Retype, word for word, the lines between the ones holding "Output the Python" and "-0.7, -1.2, -1.8]", inclusive; pictures stay out of the copy.

__Material for this task__
|---|

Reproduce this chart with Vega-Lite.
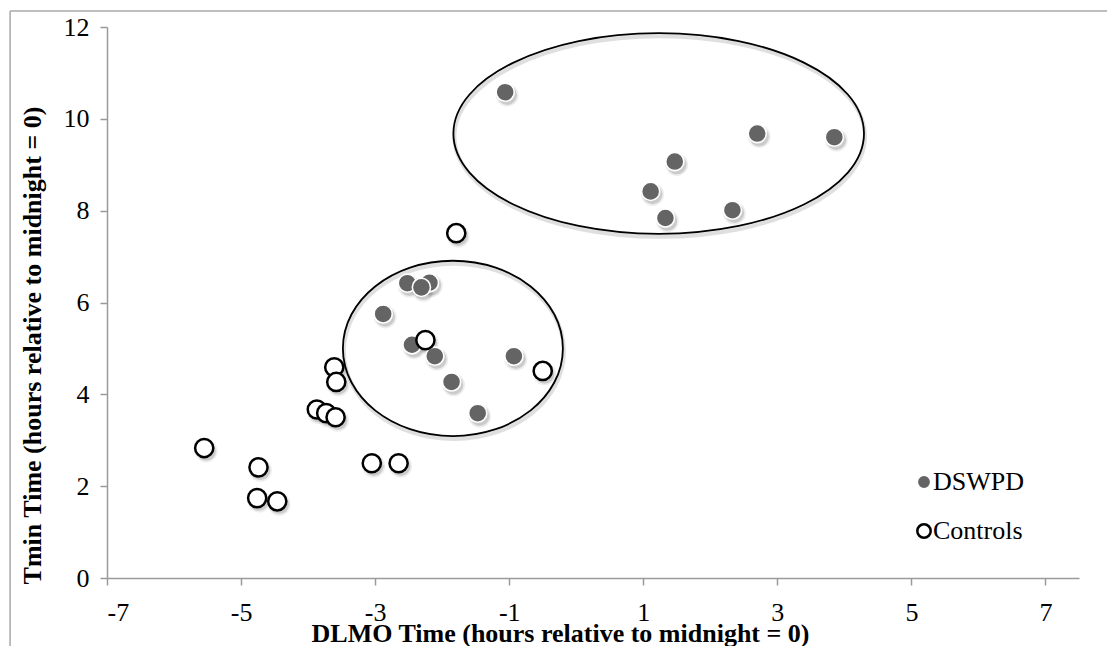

|---|

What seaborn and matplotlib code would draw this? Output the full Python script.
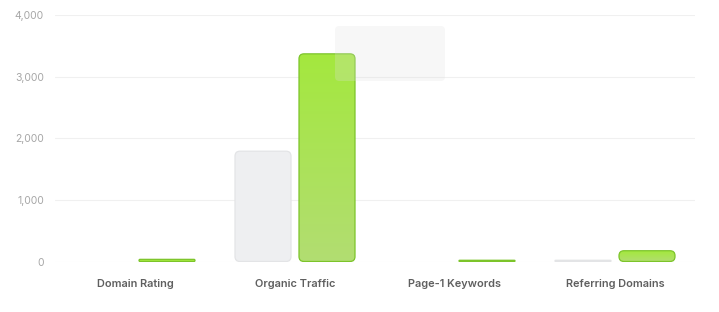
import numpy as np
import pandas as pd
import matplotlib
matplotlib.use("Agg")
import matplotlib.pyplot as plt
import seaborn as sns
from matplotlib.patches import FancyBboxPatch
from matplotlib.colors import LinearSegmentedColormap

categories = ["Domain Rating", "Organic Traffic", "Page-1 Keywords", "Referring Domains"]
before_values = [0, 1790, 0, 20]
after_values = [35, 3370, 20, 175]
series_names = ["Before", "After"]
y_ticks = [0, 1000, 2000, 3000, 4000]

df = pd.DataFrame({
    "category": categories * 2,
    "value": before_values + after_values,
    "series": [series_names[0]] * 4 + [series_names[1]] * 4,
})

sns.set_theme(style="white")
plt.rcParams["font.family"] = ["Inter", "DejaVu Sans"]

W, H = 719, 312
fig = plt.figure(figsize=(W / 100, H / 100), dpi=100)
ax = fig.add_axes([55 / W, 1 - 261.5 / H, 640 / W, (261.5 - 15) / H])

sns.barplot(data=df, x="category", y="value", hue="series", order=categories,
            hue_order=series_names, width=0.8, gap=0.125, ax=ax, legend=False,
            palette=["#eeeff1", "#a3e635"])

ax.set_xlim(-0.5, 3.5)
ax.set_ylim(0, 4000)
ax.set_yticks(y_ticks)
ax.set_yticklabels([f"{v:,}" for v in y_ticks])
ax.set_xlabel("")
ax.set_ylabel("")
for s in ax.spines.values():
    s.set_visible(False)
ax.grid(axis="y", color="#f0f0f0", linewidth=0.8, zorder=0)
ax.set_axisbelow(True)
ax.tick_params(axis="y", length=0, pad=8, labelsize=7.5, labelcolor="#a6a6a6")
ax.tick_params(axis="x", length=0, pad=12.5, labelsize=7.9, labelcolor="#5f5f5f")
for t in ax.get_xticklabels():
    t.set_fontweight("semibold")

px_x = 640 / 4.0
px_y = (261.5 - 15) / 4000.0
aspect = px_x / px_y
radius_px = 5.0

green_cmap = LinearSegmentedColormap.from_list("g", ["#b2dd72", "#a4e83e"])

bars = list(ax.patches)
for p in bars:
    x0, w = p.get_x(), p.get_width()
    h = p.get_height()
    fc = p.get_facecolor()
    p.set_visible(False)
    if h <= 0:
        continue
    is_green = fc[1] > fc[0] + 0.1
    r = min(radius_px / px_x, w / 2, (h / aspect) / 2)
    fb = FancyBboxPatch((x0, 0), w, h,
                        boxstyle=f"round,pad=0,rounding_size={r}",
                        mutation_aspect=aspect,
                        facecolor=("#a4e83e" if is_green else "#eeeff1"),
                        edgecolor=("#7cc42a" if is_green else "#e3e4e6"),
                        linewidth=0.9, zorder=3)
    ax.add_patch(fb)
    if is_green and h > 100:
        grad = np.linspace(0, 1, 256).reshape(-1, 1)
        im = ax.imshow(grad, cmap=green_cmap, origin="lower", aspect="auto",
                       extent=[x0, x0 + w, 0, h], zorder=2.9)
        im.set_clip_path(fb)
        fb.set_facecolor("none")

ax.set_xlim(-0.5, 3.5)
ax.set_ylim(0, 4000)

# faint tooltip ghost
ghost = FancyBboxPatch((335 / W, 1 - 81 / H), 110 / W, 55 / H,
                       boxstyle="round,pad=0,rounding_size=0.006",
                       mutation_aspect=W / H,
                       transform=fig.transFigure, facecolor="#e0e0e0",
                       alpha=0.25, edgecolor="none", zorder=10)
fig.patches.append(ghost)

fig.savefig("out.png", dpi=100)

|---|

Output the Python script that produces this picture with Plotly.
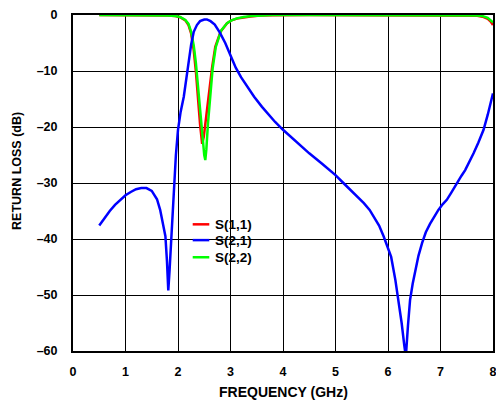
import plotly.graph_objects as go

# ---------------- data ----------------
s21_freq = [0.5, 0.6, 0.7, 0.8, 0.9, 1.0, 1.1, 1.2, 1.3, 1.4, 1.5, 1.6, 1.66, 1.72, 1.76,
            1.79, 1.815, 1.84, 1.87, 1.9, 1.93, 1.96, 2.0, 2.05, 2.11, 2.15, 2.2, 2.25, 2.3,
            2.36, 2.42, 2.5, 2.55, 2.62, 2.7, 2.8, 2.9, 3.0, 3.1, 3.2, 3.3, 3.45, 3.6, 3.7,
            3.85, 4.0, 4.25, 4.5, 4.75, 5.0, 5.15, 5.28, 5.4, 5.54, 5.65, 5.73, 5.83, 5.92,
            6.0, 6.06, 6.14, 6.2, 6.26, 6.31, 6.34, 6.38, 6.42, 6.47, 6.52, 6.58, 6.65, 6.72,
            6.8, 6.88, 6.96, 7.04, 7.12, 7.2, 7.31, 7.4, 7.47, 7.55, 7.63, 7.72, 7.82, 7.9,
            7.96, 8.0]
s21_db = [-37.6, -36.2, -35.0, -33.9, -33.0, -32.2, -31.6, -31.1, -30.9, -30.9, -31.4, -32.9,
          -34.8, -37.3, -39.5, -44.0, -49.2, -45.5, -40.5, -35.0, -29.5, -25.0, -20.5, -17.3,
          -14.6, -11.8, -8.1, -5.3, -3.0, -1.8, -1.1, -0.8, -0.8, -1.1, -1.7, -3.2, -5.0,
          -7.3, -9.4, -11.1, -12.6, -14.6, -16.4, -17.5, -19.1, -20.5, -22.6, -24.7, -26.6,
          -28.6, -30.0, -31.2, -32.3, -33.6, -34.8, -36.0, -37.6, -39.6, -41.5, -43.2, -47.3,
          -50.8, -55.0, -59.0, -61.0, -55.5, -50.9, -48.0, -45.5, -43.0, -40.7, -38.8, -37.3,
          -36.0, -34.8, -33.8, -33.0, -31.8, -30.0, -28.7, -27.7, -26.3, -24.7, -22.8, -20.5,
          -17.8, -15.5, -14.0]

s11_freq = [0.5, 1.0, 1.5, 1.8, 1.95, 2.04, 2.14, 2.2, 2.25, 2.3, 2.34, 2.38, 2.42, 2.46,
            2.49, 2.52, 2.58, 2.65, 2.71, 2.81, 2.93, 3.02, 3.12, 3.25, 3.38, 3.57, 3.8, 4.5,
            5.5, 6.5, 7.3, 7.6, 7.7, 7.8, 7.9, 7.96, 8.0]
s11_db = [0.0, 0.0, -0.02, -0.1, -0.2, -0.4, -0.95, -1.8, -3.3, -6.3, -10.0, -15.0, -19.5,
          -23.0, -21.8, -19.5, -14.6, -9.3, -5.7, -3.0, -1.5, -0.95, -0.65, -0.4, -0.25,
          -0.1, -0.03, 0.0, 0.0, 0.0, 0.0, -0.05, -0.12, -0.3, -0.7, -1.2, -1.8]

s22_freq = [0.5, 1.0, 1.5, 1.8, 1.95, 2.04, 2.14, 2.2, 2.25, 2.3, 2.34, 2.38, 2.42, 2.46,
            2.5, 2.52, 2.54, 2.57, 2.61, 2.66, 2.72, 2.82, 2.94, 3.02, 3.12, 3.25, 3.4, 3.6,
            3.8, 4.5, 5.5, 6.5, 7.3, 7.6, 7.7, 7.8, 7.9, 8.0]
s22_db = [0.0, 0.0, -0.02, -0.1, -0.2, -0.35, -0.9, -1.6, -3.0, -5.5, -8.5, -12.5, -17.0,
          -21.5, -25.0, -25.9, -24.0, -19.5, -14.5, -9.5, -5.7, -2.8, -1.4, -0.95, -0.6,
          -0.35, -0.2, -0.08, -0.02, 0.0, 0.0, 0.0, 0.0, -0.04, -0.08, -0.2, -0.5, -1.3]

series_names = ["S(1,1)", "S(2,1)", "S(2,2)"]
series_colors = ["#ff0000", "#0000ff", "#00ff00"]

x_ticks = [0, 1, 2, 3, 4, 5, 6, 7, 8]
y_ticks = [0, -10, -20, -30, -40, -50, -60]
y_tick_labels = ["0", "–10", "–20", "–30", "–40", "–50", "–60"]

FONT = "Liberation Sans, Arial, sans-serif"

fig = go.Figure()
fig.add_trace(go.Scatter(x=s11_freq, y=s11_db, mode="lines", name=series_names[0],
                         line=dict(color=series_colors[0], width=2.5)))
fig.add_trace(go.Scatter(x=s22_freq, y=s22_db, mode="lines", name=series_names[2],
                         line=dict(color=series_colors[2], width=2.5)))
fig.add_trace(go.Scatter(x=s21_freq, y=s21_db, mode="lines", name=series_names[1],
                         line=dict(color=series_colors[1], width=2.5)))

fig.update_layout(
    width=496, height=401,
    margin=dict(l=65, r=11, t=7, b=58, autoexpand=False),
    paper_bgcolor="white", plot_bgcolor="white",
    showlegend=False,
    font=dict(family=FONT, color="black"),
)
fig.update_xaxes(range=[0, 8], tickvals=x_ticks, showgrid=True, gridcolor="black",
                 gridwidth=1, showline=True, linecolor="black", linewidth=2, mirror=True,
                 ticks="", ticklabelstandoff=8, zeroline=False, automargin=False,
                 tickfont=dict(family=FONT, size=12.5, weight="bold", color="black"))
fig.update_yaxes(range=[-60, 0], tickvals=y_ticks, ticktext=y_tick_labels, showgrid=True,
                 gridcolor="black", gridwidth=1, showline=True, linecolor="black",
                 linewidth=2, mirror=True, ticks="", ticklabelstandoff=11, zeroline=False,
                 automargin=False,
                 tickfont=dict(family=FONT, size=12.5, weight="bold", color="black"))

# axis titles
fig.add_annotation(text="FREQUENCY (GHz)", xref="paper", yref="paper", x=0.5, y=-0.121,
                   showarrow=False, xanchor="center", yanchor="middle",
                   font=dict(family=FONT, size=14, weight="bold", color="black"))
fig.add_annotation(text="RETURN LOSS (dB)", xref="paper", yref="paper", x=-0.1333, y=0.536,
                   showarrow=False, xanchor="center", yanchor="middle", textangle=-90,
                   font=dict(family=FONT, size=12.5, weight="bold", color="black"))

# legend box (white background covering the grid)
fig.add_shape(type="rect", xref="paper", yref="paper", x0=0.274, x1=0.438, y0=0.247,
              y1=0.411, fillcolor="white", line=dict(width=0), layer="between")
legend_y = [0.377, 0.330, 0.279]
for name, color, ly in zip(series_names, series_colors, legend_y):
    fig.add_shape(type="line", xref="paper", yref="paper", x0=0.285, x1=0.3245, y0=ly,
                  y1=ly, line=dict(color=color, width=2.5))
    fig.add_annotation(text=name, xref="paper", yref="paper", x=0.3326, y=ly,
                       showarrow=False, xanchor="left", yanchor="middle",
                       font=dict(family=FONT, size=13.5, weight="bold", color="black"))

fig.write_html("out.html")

|---|

__Answer to this exercise__
Output the Python script that produces this picture with Plotly.
import plotly.graph_objects as go

# ---------------- data ----------------
s21_freq = [0.5, 0.6, 0.7, 0.8, 0.9, 1.0, 1.1, 1.2, 1.3, 1.4, 1.5, 1.6, 1.66, 1.72, 1.76,
            1.79, 1.815, 1.84, 1.87, 1.9, 1.93, 1.96, 2.0, 2.05, 2.11, 2.15, 2.2, 2.25, 2.3,
            2.36, 2.42, 2.5, 2.55, 2.62, 2.7, 2.8, 2.9, 3.0, 3.1, 3.2, 3.3, 3.45, 3.6, 3.7,
            3.85, 4.0, 4.25, 4.5, 4.75, 5.0, 5.15, 5.28, 5.4, 5.54, 5.65, 5.73, 5.83, 5.92,
            6.0, 6.06, 6.14, 6.2, 6.26, 6.31, 6.34, 6.38, 6.42, 6.47, 6.52, 6.58, 6.65, 6.72,
            6.8, 6.88, 6.96, 7.04, 7.12, 7.2, 7.31, 7.4, 7.47, 7.55, 7.63, 7.72, 7.82, 7.9,
            7.96, 8.0]
s21_db = [-37.6, -36.2, -35.0, -33.9, -33.0, -32.2, -31.6, -31.1, -30.9, -30.9, -31.4, -32.9,
          -34.8, -37.3, -39.5, -44.0, -49.2, -45.5, -40.5, -35.0, -29.5, -25.0, -20.5, -17.3,
          -14.6, -11.8, -8.1, -5.3, -3.0, -1.8, -1.1, -0.8, -0.8, -1.1, -1.7, -3.2, -5.0,
          -7.3, -9.4, -11.1, -12.6, -14.6, -16.4, -17.5, -19.1, -20.5, -22.6, -24.7, -26.6,
          -28.6, -30.0, -31.2, -32.3, -33.6, -34.8, -36.0, -37.6, -39.6, -41.5, -43.2, -47.3,
          -50.8, -55.0, -59.0, -61.0, -55.5, -50.9, -48.0, -45.5, -43.0, -40.7, -38.8, -37.3,
          -36.0, -34.8, -33.8, -33.0, -31.8, -30.0, -28.7, -27.7, -26.3, -24.7, -22.8, -20.5,
          -17.8, -15.5, -14.0]

s11_freq = [0.5, 1.0, 1.5, 1.8, 1.95, 2.04, 2.14, 2.2, 2.25, 2.3, 2.34, 2.38, 2.42, 2.46,
            2.49, 2.52, 2.58, 2.65, 2.71, 2.81, 2.93, 3.02, 3.12, 3.25, 3.38, 3.57, 3.8, 4.5,
            5.5, 6.5, 7.3, 7.6, 7.7, 7.8, 7.9, 7.96, 8.0]
s11_db = [0.0, 0.0, -0.02, -0.1, -0.2, -0.4, -0.95, -1.8, -3.3, -6.3, -10.0, -15.0, -19.5,
          -23.0, -21.8, -19.5, -14.6, -9.3, -5.7, -3.0, -1.5, -0.95, -0.65, -0.4, -0.25,
          -0.1, -0.03, 0.0, 0.0, 0.0, 0.0, -0.05, -0.12, -0.3, -0.7, -1.2, -1.8]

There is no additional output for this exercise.